═══ Dataset excerpts ═══

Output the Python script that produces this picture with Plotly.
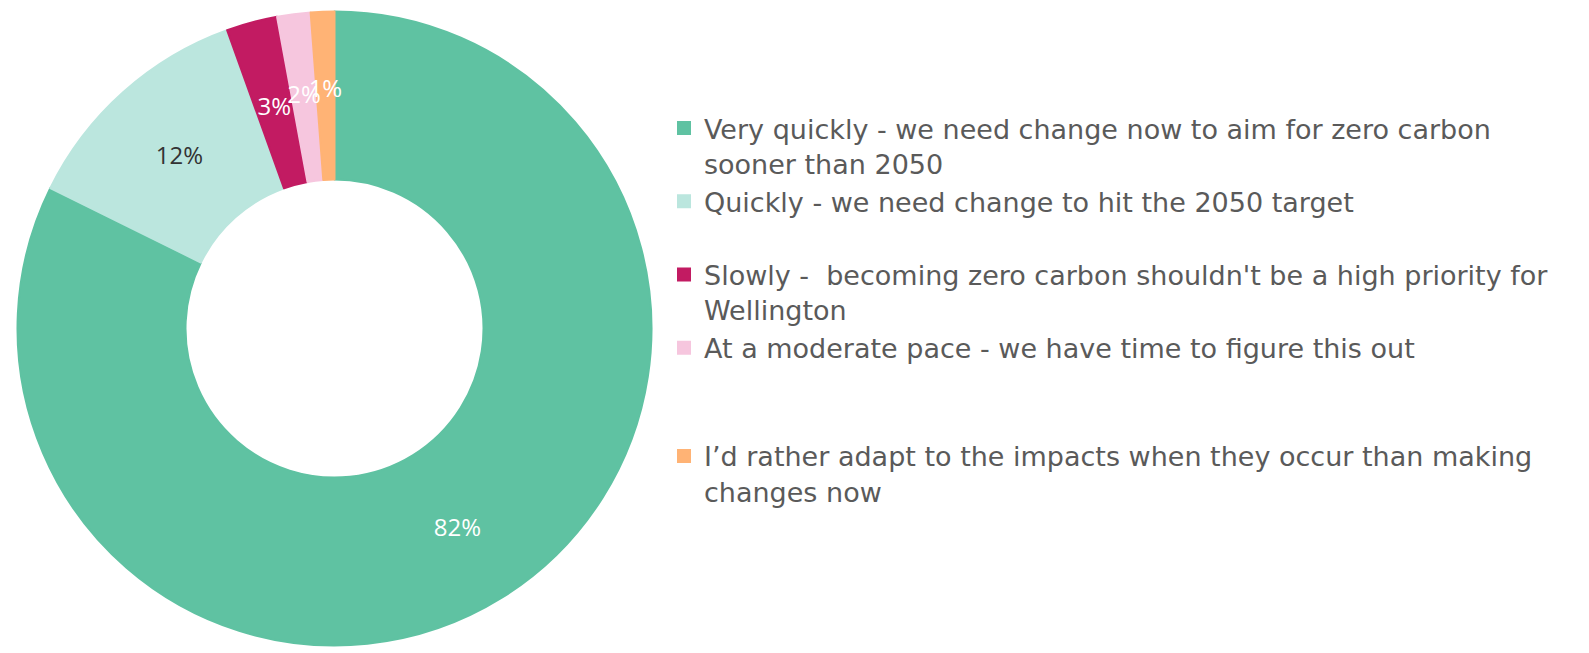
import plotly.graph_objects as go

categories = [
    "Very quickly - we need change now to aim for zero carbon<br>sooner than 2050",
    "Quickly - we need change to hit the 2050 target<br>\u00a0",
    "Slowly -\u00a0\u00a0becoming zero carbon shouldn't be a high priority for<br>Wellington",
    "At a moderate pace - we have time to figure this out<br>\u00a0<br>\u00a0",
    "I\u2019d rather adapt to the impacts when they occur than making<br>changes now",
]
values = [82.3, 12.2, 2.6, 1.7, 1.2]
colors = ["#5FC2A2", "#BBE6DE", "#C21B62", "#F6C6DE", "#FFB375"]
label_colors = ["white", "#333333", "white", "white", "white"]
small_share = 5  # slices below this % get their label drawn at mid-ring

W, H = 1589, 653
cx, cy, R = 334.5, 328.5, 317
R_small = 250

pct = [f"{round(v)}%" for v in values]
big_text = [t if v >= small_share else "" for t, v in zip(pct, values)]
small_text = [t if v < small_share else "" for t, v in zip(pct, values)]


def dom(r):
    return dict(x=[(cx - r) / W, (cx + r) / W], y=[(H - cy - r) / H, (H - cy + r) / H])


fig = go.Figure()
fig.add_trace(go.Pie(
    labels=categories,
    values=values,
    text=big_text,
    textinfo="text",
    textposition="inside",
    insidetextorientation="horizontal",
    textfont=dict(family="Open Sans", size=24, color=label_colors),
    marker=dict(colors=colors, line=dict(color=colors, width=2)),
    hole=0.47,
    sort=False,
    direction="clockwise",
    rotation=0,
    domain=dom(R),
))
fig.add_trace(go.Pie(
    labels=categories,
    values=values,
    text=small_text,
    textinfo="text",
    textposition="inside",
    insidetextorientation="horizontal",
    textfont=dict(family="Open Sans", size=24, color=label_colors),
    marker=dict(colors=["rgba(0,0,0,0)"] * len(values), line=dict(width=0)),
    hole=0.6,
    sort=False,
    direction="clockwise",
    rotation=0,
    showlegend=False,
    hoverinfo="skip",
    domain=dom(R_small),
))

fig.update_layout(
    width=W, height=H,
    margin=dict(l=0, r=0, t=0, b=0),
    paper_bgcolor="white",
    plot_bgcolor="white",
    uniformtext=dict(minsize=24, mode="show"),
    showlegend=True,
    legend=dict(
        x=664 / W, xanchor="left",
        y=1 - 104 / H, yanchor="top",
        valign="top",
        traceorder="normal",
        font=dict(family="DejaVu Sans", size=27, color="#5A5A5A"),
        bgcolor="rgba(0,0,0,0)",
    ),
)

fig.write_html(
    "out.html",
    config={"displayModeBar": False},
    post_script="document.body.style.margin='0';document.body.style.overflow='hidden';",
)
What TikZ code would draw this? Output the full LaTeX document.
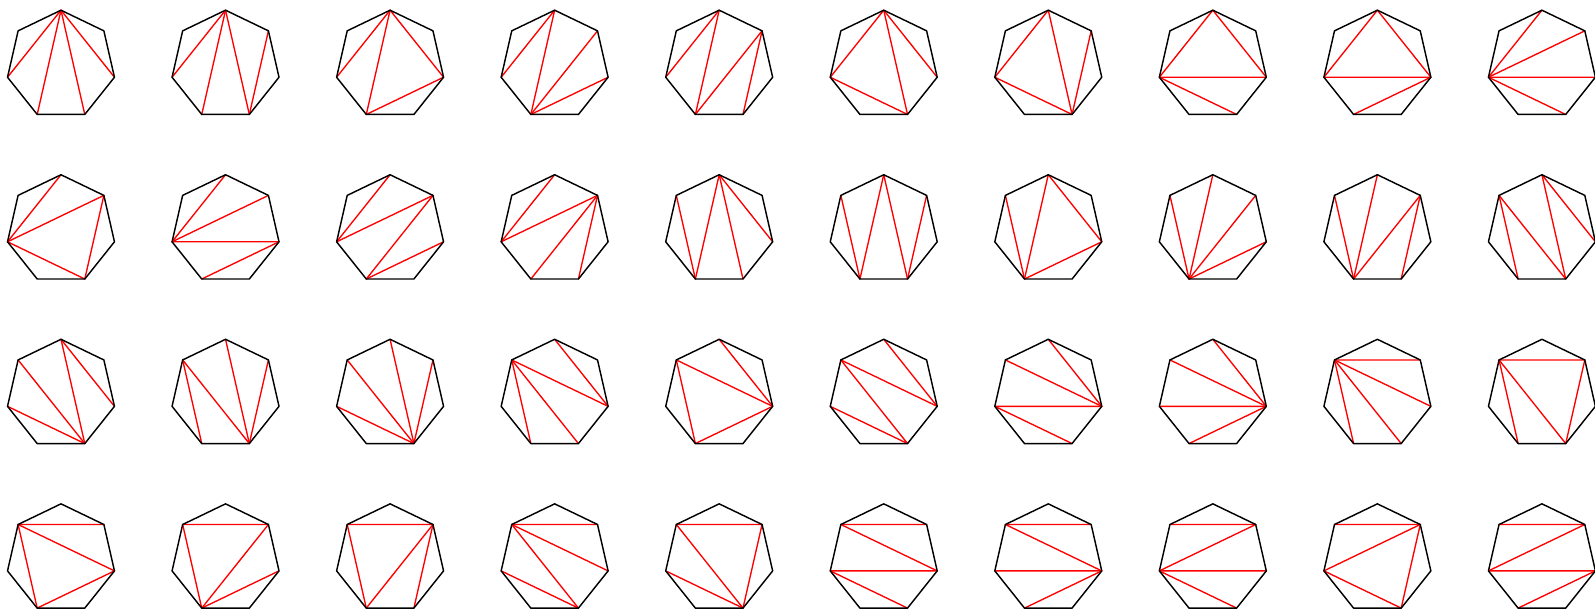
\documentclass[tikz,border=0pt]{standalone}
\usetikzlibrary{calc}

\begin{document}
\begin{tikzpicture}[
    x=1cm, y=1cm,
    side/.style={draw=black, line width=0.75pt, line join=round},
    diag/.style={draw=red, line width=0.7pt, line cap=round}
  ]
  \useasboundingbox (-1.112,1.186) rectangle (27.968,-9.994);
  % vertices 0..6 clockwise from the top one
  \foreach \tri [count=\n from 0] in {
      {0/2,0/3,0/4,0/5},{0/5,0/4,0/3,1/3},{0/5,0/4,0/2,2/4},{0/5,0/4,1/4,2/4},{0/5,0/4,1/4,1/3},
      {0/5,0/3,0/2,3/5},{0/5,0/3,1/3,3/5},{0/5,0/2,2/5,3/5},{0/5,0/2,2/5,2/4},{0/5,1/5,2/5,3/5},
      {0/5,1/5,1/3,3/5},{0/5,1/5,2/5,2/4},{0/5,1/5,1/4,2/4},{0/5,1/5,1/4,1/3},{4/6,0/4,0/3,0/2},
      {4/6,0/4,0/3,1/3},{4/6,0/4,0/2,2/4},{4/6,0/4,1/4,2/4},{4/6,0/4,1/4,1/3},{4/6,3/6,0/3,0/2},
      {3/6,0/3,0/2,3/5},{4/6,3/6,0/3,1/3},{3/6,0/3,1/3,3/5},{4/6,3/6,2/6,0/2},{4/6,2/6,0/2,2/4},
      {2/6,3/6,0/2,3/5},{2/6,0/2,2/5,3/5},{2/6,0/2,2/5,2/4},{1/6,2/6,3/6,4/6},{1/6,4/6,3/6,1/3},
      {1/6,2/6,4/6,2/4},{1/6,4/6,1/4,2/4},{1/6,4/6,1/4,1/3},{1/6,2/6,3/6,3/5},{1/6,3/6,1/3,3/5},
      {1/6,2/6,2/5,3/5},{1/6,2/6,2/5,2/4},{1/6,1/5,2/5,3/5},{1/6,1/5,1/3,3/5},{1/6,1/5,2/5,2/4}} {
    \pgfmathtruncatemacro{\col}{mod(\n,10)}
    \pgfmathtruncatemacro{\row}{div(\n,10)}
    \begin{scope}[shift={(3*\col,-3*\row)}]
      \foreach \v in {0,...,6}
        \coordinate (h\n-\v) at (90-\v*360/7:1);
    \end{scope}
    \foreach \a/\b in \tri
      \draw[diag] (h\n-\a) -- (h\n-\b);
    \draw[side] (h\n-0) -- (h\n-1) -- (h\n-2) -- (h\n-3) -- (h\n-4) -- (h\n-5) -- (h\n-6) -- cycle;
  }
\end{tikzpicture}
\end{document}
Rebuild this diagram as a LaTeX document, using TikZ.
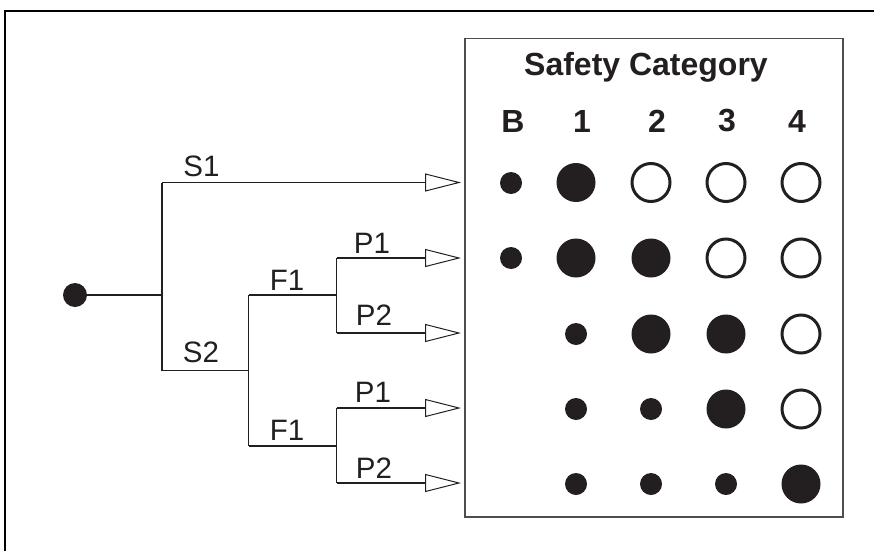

═══

### Aim of the exercise
Your task is to return the lines above, from the first one up to and including the line containing "import plotly.graph_objects as go", minus any pictures.

### Answer to the problem
Output the Python script that produces this picture with Plotly.
import plotly.graph_objects as go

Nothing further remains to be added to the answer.